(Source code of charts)
****
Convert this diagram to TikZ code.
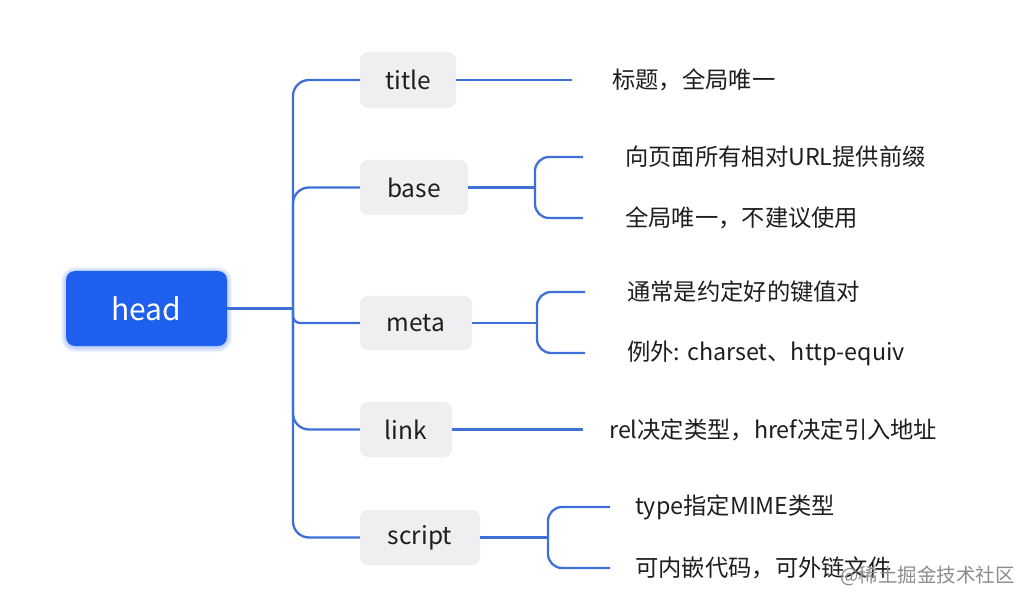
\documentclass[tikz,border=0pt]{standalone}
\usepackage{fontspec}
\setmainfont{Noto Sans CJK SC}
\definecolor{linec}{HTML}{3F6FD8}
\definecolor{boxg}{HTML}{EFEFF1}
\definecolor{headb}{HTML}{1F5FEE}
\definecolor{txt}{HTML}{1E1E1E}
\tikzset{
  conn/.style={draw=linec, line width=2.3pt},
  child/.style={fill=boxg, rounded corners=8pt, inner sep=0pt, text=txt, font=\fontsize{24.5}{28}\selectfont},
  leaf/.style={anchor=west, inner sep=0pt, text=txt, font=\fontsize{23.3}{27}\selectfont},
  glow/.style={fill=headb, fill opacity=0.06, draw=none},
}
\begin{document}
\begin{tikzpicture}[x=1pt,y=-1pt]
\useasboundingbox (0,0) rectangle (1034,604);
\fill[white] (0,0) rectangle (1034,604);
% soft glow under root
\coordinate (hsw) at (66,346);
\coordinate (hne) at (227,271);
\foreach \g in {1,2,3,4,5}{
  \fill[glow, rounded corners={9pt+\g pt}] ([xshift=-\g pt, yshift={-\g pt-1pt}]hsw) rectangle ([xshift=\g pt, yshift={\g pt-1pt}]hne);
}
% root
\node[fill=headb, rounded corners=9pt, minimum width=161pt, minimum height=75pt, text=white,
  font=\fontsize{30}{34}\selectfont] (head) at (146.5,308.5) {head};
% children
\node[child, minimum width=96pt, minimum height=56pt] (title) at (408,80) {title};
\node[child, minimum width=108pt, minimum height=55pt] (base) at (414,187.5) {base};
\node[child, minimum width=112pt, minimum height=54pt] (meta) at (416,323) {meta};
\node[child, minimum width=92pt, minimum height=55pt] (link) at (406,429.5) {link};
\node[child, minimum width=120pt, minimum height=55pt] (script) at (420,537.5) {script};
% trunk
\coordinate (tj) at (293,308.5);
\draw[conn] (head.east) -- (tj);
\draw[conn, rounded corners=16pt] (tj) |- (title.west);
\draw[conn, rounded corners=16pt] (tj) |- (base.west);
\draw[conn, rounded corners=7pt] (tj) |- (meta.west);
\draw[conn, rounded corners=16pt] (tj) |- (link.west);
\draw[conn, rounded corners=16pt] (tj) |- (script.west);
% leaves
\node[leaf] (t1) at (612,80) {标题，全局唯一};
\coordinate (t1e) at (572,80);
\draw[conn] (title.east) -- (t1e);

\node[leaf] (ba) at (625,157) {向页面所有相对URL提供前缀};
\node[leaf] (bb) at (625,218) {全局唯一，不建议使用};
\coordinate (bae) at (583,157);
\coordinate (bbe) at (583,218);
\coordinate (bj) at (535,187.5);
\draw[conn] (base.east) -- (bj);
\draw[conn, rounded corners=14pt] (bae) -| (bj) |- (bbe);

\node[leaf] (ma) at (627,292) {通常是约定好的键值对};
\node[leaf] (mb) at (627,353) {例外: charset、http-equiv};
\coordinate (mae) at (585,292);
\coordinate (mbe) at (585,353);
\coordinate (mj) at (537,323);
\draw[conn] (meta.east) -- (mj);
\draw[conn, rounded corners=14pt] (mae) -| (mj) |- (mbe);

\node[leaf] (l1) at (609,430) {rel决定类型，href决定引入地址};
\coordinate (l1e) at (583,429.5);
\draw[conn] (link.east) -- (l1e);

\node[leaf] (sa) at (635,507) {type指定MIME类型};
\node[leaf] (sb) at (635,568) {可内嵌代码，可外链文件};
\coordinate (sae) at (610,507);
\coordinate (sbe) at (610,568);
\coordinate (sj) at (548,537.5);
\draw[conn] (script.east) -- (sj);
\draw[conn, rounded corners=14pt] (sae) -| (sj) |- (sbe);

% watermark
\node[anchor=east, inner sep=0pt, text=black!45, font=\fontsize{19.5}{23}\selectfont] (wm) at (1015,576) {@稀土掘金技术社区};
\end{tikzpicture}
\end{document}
****
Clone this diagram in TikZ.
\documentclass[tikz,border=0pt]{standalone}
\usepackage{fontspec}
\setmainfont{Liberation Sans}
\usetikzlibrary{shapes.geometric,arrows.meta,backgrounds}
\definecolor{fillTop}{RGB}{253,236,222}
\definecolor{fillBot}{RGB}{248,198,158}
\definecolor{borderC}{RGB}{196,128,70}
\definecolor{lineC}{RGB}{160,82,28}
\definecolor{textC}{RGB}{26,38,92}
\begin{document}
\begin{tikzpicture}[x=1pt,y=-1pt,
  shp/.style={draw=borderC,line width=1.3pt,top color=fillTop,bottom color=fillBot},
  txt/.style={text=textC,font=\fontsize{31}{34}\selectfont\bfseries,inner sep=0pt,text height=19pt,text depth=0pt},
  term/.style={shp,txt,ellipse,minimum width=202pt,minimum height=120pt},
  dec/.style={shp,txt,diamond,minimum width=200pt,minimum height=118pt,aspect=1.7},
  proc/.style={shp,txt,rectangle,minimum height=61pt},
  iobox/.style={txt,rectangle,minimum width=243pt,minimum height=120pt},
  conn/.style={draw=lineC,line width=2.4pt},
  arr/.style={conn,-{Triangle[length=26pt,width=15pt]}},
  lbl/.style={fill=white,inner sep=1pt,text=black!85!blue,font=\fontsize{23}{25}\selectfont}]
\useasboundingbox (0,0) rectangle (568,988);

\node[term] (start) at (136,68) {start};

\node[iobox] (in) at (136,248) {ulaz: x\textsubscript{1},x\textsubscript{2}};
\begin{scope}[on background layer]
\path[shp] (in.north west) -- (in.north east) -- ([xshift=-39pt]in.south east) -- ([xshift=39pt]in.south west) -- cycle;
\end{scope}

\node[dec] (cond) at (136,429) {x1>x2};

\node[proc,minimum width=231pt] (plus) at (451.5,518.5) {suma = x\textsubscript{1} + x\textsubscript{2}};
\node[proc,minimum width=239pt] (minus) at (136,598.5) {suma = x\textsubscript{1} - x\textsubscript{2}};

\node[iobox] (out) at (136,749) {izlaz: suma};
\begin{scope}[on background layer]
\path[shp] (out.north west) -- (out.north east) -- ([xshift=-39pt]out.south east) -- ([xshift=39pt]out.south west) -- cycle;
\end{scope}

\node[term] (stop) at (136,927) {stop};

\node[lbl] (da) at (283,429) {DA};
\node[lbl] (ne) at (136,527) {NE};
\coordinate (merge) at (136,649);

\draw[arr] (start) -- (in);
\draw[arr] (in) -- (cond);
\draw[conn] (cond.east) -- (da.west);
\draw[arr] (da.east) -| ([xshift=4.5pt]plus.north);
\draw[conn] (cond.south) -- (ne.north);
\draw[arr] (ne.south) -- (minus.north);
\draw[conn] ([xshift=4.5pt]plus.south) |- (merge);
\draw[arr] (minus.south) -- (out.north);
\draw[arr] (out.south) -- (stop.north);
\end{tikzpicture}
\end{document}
****
Find "diagram". Copy every line it occurs in.

EXERCISE RESULT
Convert this diagram to TikZ code.
Clone this diagram in TikZ.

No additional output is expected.